Disaster simulations are one way to create better cohesion between teams, from IT to security to operations. Hands-on exercises help teams practice coordinated responses, clarify individual roles, and build trust across departments. Actively engaging employees with real-world challenges and exposing gaps in knowledge or process ensures that everyone knows how to respond when it matters most. 

Making cyber training relevant – not theoretical

One of the reasons cybersecurity ownership breaks down is that training often feels abstract or disconnected from day-to-day work. A one-size-fits-all approach rarely resonates. Different teams face different threats, and education needs to reflect that reality. Take HR for example. Gartner predicts that by 2028, one in four candidate profiles worldwide will be fake. As deepfake scams proliferate, HR teams require specialised training on what to look for in resumes and video interviews, and to reinforce identity verification procedures. The more organisations and individuals can contextualise how certain types of attacks might personally affect them or show up in their roles, the better prepared they’ll be to identify and remediate threats before they can negatively impact business. 

Foster accountability with the right tools

 

Training builds awareness, but it also isn’t (or shouldn’t be) treated as a one-and-done event. Employee engagement and regular, adaptive education lay the foundation for a positive culture of cyber awareness. Technology has an important role to play in reinforcing good security behaviours and reducing reliance on perfect human judgement.

 

Unified IT operations on one platform, for example, can provide real-time monitoring of every endpoint (or device) across their organisation. Consolidating endpoint management, autonomous patching, backup, and remote access into a single pane of glass enable both IT and security teams to quickly recognise common policy violations and risky employee behaviour. Platforms that also leverage automation can remediate system vulnerabilities before they become critical issues for the wider organisation, minimising downtime without disrupting employee productivity.  

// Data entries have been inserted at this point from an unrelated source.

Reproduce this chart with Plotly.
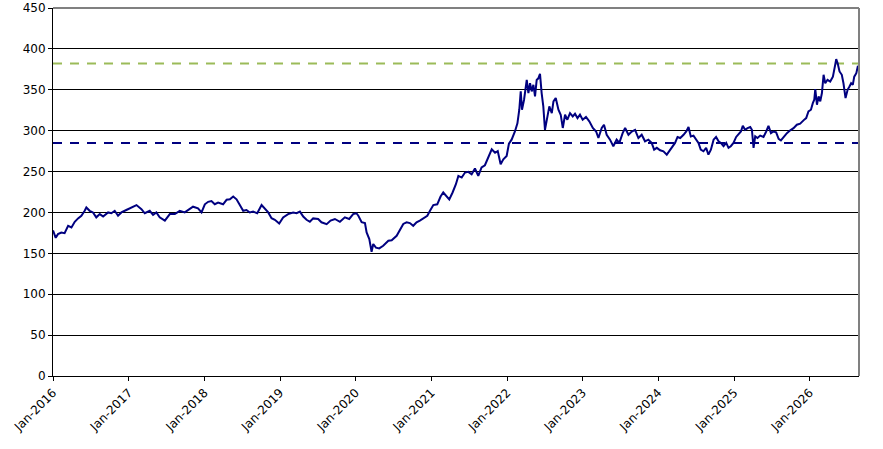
import plotly.graph_objects as go

# serie (aprox. quinzenal)
dates = [
    "2016-01-01", "2016-01-14", "2016-01-25", "2016-02-10", "2016-02-26", "2016-03-14", "2016-03-30",
    "2016-04-15", "2016-05-01", "2016-05-17", "2016-06-02", "2016-06-10", "2016-06-26", "2016-07-12",
    "2016-07-28", "2016-08-14", "2016-08-30", "2016-09-23", "2016-10-09", "2016-10-25", "2016-11-10",
    "2016-11-26", "2016-12-20",
    "2017-01-14", "2017-02-07", "2017-03-03", "2017-03-19", "2017-04-12", "2017-04-28", "2017-05-14",
    "2017-05-30", "2017-06-24", "2017-07-18", "2017-08-11", "2017-09-04", "2017-09-28", "2017-10-14",
    "2017-11-07", "2017-12-01", "2017-12-18",
    "2018-01-03", "2018-01-19", "2018-02-04", "2018-02-20", "2018-03-08", "2018-04-01", "2018-04-18",
    "2018-05-04", "2018-05-20", "2018-06-05", "2018-06-21", "2018-07-07", "2018-07-23", "2018-08-08",
    "2018-08-24", "2018-09-13", "2018-10-04", "2018-10-20", "2018-11-05", "2018-11-21", "2018-12-07",
    "2018-12-28",
    "2019-01-16", "2019-02-09", "2019-03-05", "2019-03-22", "2019-04-07", "2019-04-23", "2019-05-09",
    "2019-05-25", "2019-06-10", "2019-07-04", "2019-07-20", "2019-08-14", "2019-09-02", "2019-09-23",
    "2019-10-17", "2019-11-10", "2019-12-01", "2019-12-20",
    "2020-01-05", "2020-01-14", "2020-01-30", "2020-02-15", "2020-02-23", "2020-03-07", "2020-03-18",
    "2020-03-26", "2020-04-08", "2020-04-24", "2020-05-13", "2020-06-07", "2020-06-23", "2020-07-17",
    "2020-08-02", "2020-08-18", "2020-09-03", "2020-09-19", "2020-10-05", "2020-10-21", "2020-11-06",
    "2020-11-23", "2020-12-12", "2020-12-25",
    "2021-01-10", "2021-01-29", "2021-02-14", "2021-02-27", "2021-03-15", "2021-03-28", "2021-04-13",
    "2021-04-29", "2021-05-11", "2021-05-27", "2021-06-12", "2021-06-28", "2021-07-14", "2021-07-30",
    "2021-08-15", "2021-08-31", "2021-09-16", "2021-10-03", "2021-10-19", "2021-11-04", "2021-11-17",
    "2021-12-01", "2021-12-14", "2021-12-30",
    "2022-01-10", "2022-01-23", "2022-02-08", "2022-02-20", "2022-03-01", "2022-03-08", "2022-03-14",
    "2022-03-24", "2022-04-06", "2022-04-14", "2022-04-22", "2022-04-30", "2022-05-08", "2022-05-16",
    "2022-05-24", "2022-06-01", "2022-06-09", "2022-06-17", "2022-06-25", "2022-07-03", "2022-07-11",
    "2022-07-24", "2022-08-05", "2022-08-13", "2022-08-24", "2022-09-06", "2022-09-17", "2022-09-27",
    "2022-10-08", "2022-10-19", "2022-11-01", "2022-11-14", "2022-11-25", "2022-12-07", "2022-12-19",
    "2023-01-01", "2023-01-17", "2023-02-02", "2023-02-19", "2023-03-07", "2023-03-18", "2023-04-03",
    "2023-04-14", "2023-04-27", "2023-05-13", "2023-05-29", "2023-06-14", "2023-06-27", "2023-07-13",
    "2023-07-25", "2023-08-10", "2023-08-26", "2023-09-11", "2023-09-27", "2023-10-13", "2023-10-29",
    "2023-11-14", "2023-11-30", "2023-12-12", "2023-12-25",
    "2024-01-10", "2024-01-26", "2024-02-11", "2024-02-27", "2024-03-06", "2024-03-22", "2024-04-03",
    "2024-04-16", "2024-05-02", "2024-05-15", "2024-05-26", "2024-06-06", "2024-06-19", "2024-07-02",
    "2024-07-13", "2024-07-24", "2024-08-06", "2024-08-19", "2024-08-30", "2024-09-11", "2024-09-24",
    "2024-10-06", "2024-10-18", "2024-10-29", "2024-11-11", "2024-11-24", "2024-12-05", "2024-12-16",
    "2024-12-29",
    "2025-01-11", "2025-01-22", "2025-02-03", "2025-02-12", "2025-02-23", "2025-03-07", "2025-03-20",
    "2025-03-28", "2025-04-05", "2025-04-13", "2025-04-24", "2025-05-07", "2025-05-23", "2025-06-05",
    "2025-06-16", "2025-06-28", "2025-07-10", "2025-07-23", "2025-08-04", "2025-08-15", "2025-08-28",
    "2025-09-13", "2025-09-29", "2025-10-15", "2025-10-31", "2025-11-16", "2025-12-02", "2025-12-15",
    "2025-12-26",
    "2026-01-07", "2026-01-16", "2026-01-23", "2026-01-28", "2026-02-05", "2026-02-13", "2026-02-21",
    "2026-03-01", "2026-03-09", "2026-03-17", "2026-03-28", "2026-04-10", "2026-04-23", "2026-05-04",
    "2026-05-09", "2026-05-16", "2026-05-25", "2026-06-05", "2026-06-13", "2026-06-23", "2026-07-03",
    "2026-07-12", "2026-07-20", "2026-07-28", "2026-08-04", "2026-08-14", "2026-08-22",
]
values = [
    178, 169, 173.5, 175.5, 174.7, 183.7, 181.7,
    188.6, 192.7, 196, 202, 206, 202, 200,
    194, 198, 195, 200, 199, 202, 196,
    200, 203,
    206, 209, 204, 199, 202, 197, 200,
    194, 190, 198, 198, 202, 200, 203,
    207, 205, 200,
    210, 213, 214, 210, 212, 210, 215.5,
    216, 219.5, 216, 209, 202, 203, 200,
    201, 199, 209, 205, 200, 193, 191,
    186.5,
    194, 198, 200, 199, 201, 195, 191,
    188.6, 192.7, 192, 188, 185.7, 190, 192,
    188.6, 194, 192, 198,
    199, 196, 188, 187, 175.6, 167.5, 152,
    161.4, 157, 156, 159.3, 165.4, 166, 171.5,
    179.7, 186, 188, 187, 183.7, 188, 190,
    192.7, 196, 202,
    209, 210, 219.5, 224.4, 219.5, 216, 224.4,
    234.5, 244.7, 242.7, 248.8, 249.6, 246.7, 253.7,
    244.7, 255, 257.7, 267, 277.2, 273, 275,
    259, 265, 269,
    284, 289, 299, 309, 325.6, 348, 325.6,
    337.8, 362, 346, 358, 348, 356, 342,
    362, 364, 369.5, 346, 329.7, 301, 313.4,
    329.7, 321.5, 335.8, 340, 325.6, 319.5, 303.3,
    319.5, 313.4, 321.5, 317.5, 320.7, 315.4, 319.5,
    313.4, 316.7, 311.4, 303.3, 299, 291, 303.3,
    307.3, 295, 289, 281, 289, 285, 297,
    303.3, 295, 299, 301, 291, 295, 287,
    289, 285, 276.8, 279,
    276, 274.8, 270.7, 276.8, 279, 285, 292.3,
    291, 295, 299, 304.5, 293, 294, 289,
    285, 276.8, 274.8, 279, 270.7, 276.8, 289,
    292.3, 287, 285, 281, 285, 279, 281,
    285,
    292.3, 295, 299, 306, 301, 303, 304.5,
    301, 279, 293, 291, 294, 292.3, 299,
    306, 297, 299, 298, 290, 288, 292.3,
    297, 300.4, 303, 307.3, 308.5, 312.6, 315.4,
    323.6,
    325.6, 333.7, 337.8, 350.8, 331.7, 341.9, 335.8,
    346, 368.3, 358, 362.2, 360, 366, 380.5,
    387.4, 382.5, 372.4, 368.3, 358, 339.8, 350,
    354, 358, 356, 366, 370.3, 379.3,
]

# niveis das linhas tracejadas
upper_level = 382
lower_level = 285

x_start = "2016-01-01"
x_end = "2026-08-27"

NAVY = "#000080"
GREEN = "#9BBB59"


def build_figure():
    fig = go.Figure()
    fig.add_trace(go.Scatter(
        x=[x_start, x_end], y=[upper_level, upper_level], mode="lines",
        line=dict(color=GREEN, width=2, dash="9px,8px"), hoverinfo="skip"
    ))
    fig.add_trace(go.Scatter(
        x=[x_start, x_end], y=[lower_level, lower_level], mode="lines",
        line=dict(color=NAVY, width=2, dash="9px,8px"), hoverinfo="skip"
    ))
    fig.add_trace(go.Scatter(
        x=dates, y=values, mode="lines",
        line=dict(color=NAVY, width=2)
    ))

    axis_font = dict(family="DejaVu Sans", size=12, color="#000000")
    fig.update_layout(
        width=883, height=449,
        margin=dict(l=53, r=24, t=8, b=73),
        paper_bgcolor="white",
        plot_bgcolor="white",
        showlegend=False,
        xaxis=dict(
            type="date",
            range=[x_start, x_end],
            tick0="2016-01-01", dtick="M12",
            tickformat="%b-%Y", tickangle=-45,
            tickfont=axis_font,
            showgrid=False, zeroline=False,
            showline=True, linecolor="#000000", linewidth=1,
            ticks="outside", ticklen=4, tickcolor="#000000",
            automargin=False,
        ),
        yaxis=dict(
            range=[0, 450], dtick=50,
            tickfont=axis_font,
            showgrid=True, gridcolor="#000000", gridwidth=1,
            zeroline=False,
            showline=True, linecolor="#000000", linewidth=1,
            ticks="outside", ticklen=4, tickcolor="#000000",
            automargin=False,
        ),
        shapes=[
            # borda cinza superior e direita da area do grafico
            dict(type="line", xref="paper", yref="paper", x0=0, x1=1, y0=1, y1=1,
                 line=dict(color="#808080", width=2), layer="above"),
            dict(type="line", xref="paper", yref="paper", x0=1, x1=1, y0=0, y1=1,
                 line=dict(color="#808080", width=2), layer="above"),
        ],
    )
    return fig


def main():
    fig = build_figure()
    # tira a margem padrao do body para o grafico ocupar a janela toda
    fig.write_html(
        "out.html",
        config={"displayModeBar": False},
        post_script="document.body.style.margin = '0';",
    )


if __name__ == "__main__":
    main()
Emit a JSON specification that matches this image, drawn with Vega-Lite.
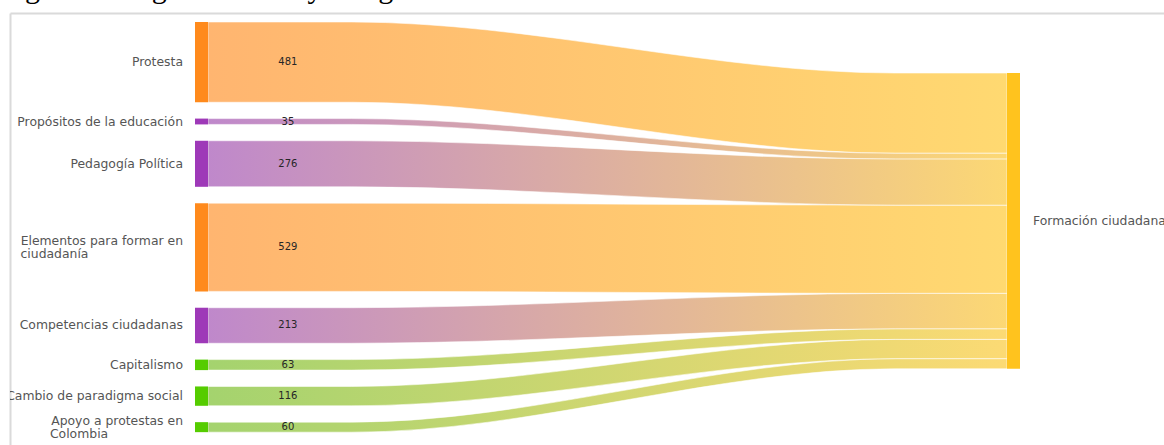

Cybersecurity only works when everyone owns it

  

Organisations can no longer afford to treat cybersecurity as an isolated function. It must be recognised as a business priority through investment, enablement, and action. Management can set the standard for how seriously cybersecurity is taken within an organisation, but every employee, regardless of role or seniority, plays a role in risk mitigation.

 

Creating resilience requires a shift in mindset, from assuming cybersecurity belongs to a single entity, to recognising it as a shared responsibility embedded across everyday operations. That shift takes time, leadership commitment, and sustained investment. But organisations that invest in resilience are far better equipped to detect threats early, respond decisively, and steer their organisation with confidence in our digital world.